I think Bosman is referring to the rate of return. Storage size goes up drastically (22mp vs 36mp) with highly diminishing returns in IQ. So why do it?
May I suggest that with more MP more thinking takes place before the shutter is pressed?
That is certainly true with MF digital.
See, if you shoot lets say...weddings, there are moment where thinking is aplied, and crafted, and applied again, all while trying to control chaos around you. But, there are other points, at receptions and during the ceremony where you as a tog have to be in the moment, and you know what, at that point instinct and experience take over. That's where you shoot in 3 shoot bursts to make sure you get the perfect expression ...and thats also where your filling up your cards. Also, if you take a photo-journalistic approach, and those who do that tend to hand over 600-1000 EDITED images to the client, much of the time from a primary and secondary shooter. How many overall shots do you do to get that kind of return? Generally it will be in the vicinity of 1500-3000 images!!!! a high mp camera just isn't suited to that kind of work unless you can tone the files down a bit. and on the d800, they don't have a sRAW or mRAW option, its RAW or crop and sorry, I'd rather use sRAW for filler shots than crop mode. This kind of issue though is only gonna be important for shooter who who shoot a lot, like wedding photographers. If your a studio/commercial tog, more of your shooting will be spent setting up the shoot than actually shooting ---its an apples to tomatoes comparison.

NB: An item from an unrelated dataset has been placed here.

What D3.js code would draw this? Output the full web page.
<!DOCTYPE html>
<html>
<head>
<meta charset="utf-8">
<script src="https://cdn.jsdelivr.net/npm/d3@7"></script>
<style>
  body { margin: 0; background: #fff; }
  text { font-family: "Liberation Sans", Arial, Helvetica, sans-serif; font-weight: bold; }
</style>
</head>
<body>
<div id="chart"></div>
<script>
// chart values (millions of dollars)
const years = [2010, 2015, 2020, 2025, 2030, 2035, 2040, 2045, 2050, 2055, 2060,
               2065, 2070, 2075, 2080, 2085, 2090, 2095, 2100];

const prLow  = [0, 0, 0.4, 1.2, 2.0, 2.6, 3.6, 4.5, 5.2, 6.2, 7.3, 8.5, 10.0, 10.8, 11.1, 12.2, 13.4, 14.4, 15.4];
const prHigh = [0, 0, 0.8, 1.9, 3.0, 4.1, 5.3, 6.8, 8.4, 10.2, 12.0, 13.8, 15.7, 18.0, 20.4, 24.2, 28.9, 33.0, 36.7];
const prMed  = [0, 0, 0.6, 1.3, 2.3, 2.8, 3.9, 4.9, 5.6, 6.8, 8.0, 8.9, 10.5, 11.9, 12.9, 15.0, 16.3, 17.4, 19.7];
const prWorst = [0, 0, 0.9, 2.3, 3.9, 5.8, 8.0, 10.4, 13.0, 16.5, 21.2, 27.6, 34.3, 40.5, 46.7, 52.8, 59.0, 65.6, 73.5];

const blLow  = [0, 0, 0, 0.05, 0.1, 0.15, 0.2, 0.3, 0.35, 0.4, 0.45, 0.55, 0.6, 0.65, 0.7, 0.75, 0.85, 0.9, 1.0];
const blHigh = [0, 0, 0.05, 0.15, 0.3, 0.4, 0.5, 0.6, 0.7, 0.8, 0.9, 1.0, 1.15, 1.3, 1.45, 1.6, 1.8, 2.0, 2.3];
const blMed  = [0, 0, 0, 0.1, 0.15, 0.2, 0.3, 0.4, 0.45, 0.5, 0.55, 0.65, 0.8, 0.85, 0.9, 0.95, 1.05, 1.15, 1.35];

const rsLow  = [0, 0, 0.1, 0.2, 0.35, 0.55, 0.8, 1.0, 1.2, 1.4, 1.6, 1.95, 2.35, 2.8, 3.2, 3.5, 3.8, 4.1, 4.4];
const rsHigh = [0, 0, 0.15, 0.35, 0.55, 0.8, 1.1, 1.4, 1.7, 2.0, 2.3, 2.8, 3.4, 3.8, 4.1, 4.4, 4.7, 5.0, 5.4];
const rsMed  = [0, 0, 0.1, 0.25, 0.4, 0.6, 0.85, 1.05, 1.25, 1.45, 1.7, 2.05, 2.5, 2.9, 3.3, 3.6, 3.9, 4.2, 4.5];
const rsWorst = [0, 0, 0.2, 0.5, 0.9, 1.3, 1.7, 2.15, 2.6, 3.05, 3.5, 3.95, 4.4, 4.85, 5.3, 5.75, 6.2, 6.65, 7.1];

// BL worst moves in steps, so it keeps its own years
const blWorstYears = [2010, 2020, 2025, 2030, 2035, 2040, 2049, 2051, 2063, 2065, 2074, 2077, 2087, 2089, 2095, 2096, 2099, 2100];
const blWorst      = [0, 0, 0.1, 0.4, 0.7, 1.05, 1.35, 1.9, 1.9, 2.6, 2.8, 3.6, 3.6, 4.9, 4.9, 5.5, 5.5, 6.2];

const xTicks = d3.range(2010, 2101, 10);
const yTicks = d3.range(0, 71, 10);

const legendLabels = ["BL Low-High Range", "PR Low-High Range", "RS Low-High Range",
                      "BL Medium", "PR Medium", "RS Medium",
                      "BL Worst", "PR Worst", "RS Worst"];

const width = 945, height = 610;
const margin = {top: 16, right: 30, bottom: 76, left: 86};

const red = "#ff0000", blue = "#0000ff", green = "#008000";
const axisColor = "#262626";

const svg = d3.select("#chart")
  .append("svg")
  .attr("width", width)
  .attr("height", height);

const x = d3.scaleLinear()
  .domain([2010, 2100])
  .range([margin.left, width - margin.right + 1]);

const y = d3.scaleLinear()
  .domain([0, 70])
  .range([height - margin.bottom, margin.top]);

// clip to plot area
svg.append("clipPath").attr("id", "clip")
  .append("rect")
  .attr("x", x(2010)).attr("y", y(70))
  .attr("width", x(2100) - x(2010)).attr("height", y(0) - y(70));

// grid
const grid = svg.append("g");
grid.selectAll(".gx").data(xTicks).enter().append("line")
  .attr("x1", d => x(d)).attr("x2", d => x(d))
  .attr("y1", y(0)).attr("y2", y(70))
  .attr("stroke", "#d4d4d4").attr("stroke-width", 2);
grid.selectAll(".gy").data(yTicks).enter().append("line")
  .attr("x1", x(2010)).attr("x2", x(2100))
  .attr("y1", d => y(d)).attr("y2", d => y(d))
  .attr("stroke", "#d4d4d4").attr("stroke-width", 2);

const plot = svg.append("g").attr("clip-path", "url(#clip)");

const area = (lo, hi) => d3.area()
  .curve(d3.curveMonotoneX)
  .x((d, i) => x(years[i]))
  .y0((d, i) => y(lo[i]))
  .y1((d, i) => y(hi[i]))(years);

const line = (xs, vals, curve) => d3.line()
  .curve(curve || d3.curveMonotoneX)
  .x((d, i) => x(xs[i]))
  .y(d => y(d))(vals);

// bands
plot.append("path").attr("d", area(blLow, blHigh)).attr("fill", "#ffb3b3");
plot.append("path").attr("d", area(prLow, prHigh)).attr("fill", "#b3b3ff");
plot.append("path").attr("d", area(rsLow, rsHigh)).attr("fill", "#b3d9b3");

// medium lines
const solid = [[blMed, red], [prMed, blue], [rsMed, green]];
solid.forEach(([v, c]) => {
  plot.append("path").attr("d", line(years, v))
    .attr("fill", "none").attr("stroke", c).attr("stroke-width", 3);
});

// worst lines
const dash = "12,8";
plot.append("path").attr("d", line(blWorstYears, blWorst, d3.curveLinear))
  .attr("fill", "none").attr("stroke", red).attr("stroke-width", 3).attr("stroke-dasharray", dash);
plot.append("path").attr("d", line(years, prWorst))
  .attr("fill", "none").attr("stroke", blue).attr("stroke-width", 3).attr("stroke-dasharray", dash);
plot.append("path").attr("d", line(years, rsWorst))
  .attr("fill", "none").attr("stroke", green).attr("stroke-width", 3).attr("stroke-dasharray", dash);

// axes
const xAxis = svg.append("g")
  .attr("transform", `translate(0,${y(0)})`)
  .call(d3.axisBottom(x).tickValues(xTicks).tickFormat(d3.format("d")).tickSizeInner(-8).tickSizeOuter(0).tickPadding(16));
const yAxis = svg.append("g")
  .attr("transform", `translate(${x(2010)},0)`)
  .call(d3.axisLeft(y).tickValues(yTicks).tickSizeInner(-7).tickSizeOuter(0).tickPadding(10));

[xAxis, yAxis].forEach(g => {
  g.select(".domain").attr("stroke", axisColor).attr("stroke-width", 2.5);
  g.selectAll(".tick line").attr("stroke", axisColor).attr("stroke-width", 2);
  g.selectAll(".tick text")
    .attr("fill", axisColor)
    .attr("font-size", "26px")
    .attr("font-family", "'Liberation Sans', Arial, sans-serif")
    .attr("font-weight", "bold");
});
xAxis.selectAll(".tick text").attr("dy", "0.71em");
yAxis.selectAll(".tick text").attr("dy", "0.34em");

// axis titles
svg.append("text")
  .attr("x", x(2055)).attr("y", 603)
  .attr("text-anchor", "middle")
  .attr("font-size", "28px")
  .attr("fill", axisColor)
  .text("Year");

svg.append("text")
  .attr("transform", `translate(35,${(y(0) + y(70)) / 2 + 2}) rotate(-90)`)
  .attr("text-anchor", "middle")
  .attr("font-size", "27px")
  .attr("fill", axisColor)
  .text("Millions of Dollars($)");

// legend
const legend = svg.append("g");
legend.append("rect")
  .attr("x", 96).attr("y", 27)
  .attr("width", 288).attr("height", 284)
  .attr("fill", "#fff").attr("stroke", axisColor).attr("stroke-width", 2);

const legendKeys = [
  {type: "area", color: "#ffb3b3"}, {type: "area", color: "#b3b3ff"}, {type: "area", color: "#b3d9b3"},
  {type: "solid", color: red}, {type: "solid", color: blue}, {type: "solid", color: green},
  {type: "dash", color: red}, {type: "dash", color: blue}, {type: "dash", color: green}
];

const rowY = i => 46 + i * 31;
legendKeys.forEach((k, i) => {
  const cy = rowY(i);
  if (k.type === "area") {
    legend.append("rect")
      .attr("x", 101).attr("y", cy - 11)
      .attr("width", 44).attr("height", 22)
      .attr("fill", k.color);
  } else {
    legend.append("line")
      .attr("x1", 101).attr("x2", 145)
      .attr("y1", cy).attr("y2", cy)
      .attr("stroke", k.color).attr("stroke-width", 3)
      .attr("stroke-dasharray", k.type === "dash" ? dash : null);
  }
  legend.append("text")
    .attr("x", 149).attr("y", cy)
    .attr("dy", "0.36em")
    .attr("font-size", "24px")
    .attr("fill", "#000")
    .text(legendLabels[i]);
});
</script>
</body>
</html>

having actully shot a wedding with a D800, I'm in a position which many here aren't to actually comment in any informed way. sRaw is IMO useless for the wedding photographer. You're throwing away all that data and letting the camera's inferior algorithms resample your image. photoshop will do a far superior job at resizing if you need to sample down due to space constrains. Doing such a thing is next to insanity IMO for you may as well shoot jpg if you're letting the camera handle something as critical as a wedding portrait. You may as well buy/rent a D4 or 1dmk4 and spray and pray low res files which will look better because they won't be butchered by the horrendows "sraw" resize algorithms. If you're nearly out of space and need to switch as an emergency, you'll get better image quality from a 12bit lossy compressed D800 image than from a small raw.

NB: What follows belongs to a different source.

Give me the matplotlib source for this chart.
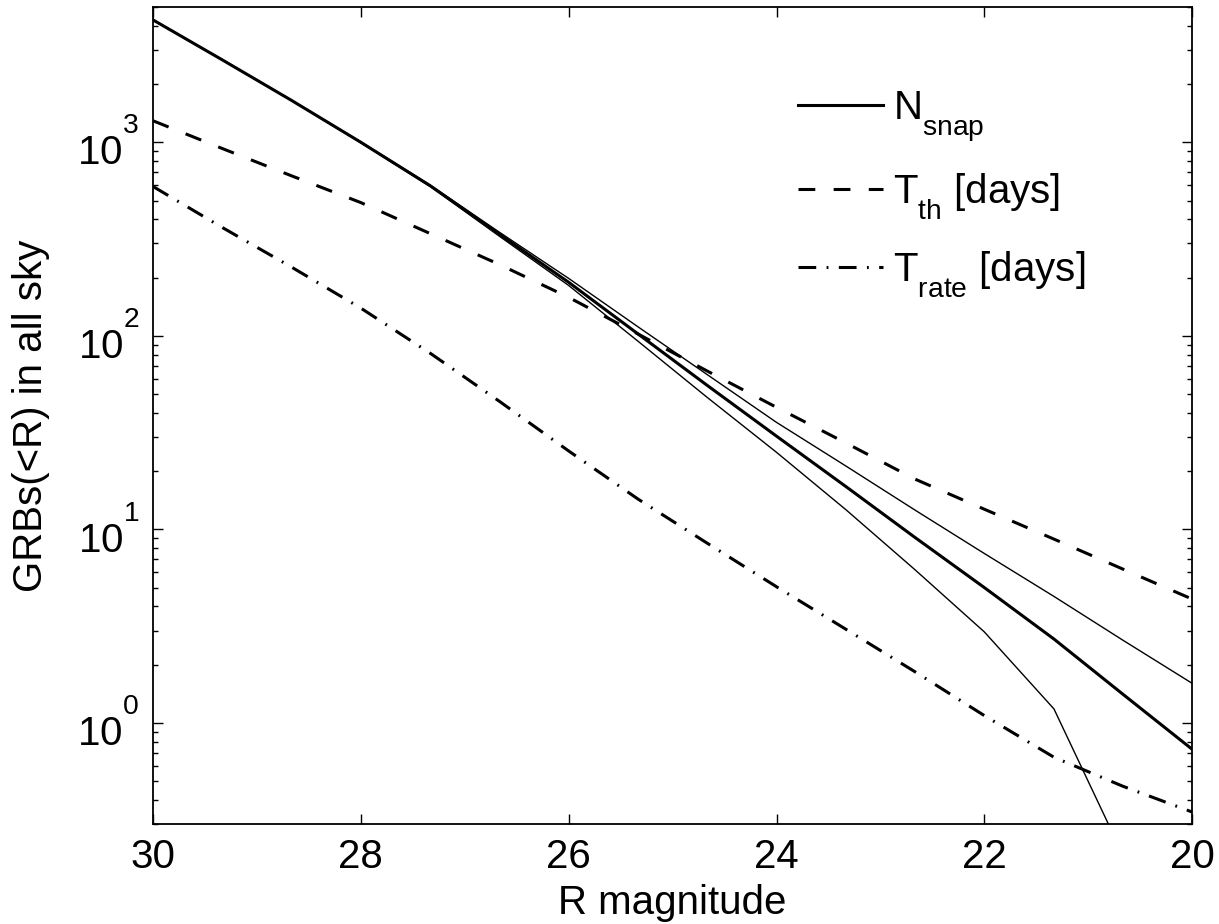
import numpy as np
import matplotlib
matplotlib.use("Agg")
import matplotlib.pyplot as plt
import matplotlib._mathtext as mathtext_internal
from matplotlib.ticker import LogLocator, FixedLocator

plt.rcParams['font.family'] = ['Liberation Sans', 'DejaVu Sans']
plt.rcParams['mathtext.fontset'] = 'custom'
plt.rcParams['mathtext.rm'] = 'Liberation Sans'
plt.rcParams['mathtext.it'] = 'Liberation Sans:italic'
plt.rcParams['font.size'] = 29

# MATLAB-like scripts: subscripts dropped lower, superscripts raised higher
mathtext_internal.FontConstantsBase.sub1 = 0.75
mathtext_internal.FontConstantsBase.sup1 = 1.4

# R magnitude grid
mag = [30, 29.33, 28.67, 28, 27.33, 26.67, 26, 25.33, 24.67, 24,
       23.33, 22.67, 22, 21.33, 20.67, 20]

# number of GRBs in a snapshot (thick) and its upper / lower envelopes (thin)
n_snap = [4290, 2660, 1650, 1000, 595, 336, 189, 102, 55.6, 30.3,
          16.6, 9.1, 5.0, 2.71, 1.41, 0.73]
n_snap_hi = [4290, 2660, 1650, 1005, 600, 344, 198, 111, 63.2, 35.7,
             21.2, 12.6, 7.5, 4.5, 2.68, 1.6]
n_snap_lo = [4290, 2660, 1650, 995, 590, 328, 182, 93.5, 48.2, 25.0,
             12.6, 6.2, 2.95, 1.18, 0.21, 0.03]

# timescales in days
t_th = [1292, 927, 672, 488, 337, 234, 158, 102, 65.9, 42.7,
        27.9, 18.2, 12.7, 8.9, 6.24, 4.36]
t_rate = [591, 362, 227, 139, 81.1, 46, 25.4, 14.3, 8.5, 5.05,
          3.04, 1.84, 1.09, 0.664, 0.471, 0.346]

fig = plt.figure(figsize=(12.19, 9.24), dpi=100)
ax = fig.add_axes([0.1255, 0.1082, 0.8525, 0.8842])

ax.plot(mag, n_snap, color='k', lw=2.2, label=r'$\mathrm{N_{snap}}$')
ax.plot(mag, n_snap_hi, color='k', lw=1.0)
ax.plot(mag, n_snap_lo, color='k', lw=1.0)
ax.plot(mag, t_th, color='k', lw=2.2, dashes=(5.5, 6.0),
        label=r'$\mathrm{T_{th}}$ [days]')
ax.plot(mag, t_rate, color='k', lw=2.2, dashes=(5.8, 3.4, 0.6, 3.4),
        label=r'$\mathrm{T_{rate}}$ [days]')

ax.set_yscale('log')
ax.set_xlim(30, 20)
ax.set_ylim(0.3, 5000)
ax.xaxis.set_major_locator(FixedLocator([30, 28, 26, 24, 22, 20]))
ax.yaxis.set_major_locator(LogLocator(base=10, numticks=10))
ax.yaxis.set_minor_locator(LogLocator(base=10, subs=np.arange(2, 10), numticks=10))

ax.tick_params(which='both', direction='in', top=True, right=True, width=1.0)
ax.tick_params(which='major', length=7, pad=10)
ax.tick_params(which='minor', length=3.5)
for s in ax.spines.values():
    s.set_linewidth(1.3)

ax.set_xlabel('R magnitude', labelpad=6)
ax.set_ylabel('GRBs(<R) in all sky', labelpad=20)

ax.legend(loc='upper left', bbox_to_anchor=(0.586, 0.944), frameon=False,
          handlelength=2.1, handletextpad=0.25, labelspacing=0.68, fontsize=29)

fig.savefig('out.png', dpi=100)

in the day of ever decreasing prices of storage, and ever increasing improvements of print and display media, to capture an image for client in anything but the absolute best the camera can deliver is not only silly, but pointless. sraw is really there for the sport shooters that get 15 shot of the same car going by.
personally, if I knew the photographer shot my wedding at anything less than the highest quality its camera could, well they would simply not get the job at all. If a client pays for the best I can deliver and I wouldn't cheap them out just to carry one or two less CF cards. I'd only step back on the quality if it was an emergency. But if you do weddings for a living and are skimping on the basics...well, that's an entirely different problem not one any one camera can fix.
I agreed with you. 5dm3 is better than d800 bcoz the low light perfomance is great, also a 22MP sensor is enough to do all the work
well if you shoot in a lot of dar places and detail isn't important to you it is. if you shoot light filled landscapes, you know "photo-graphy" as in light not dark-ography, then the selection changes.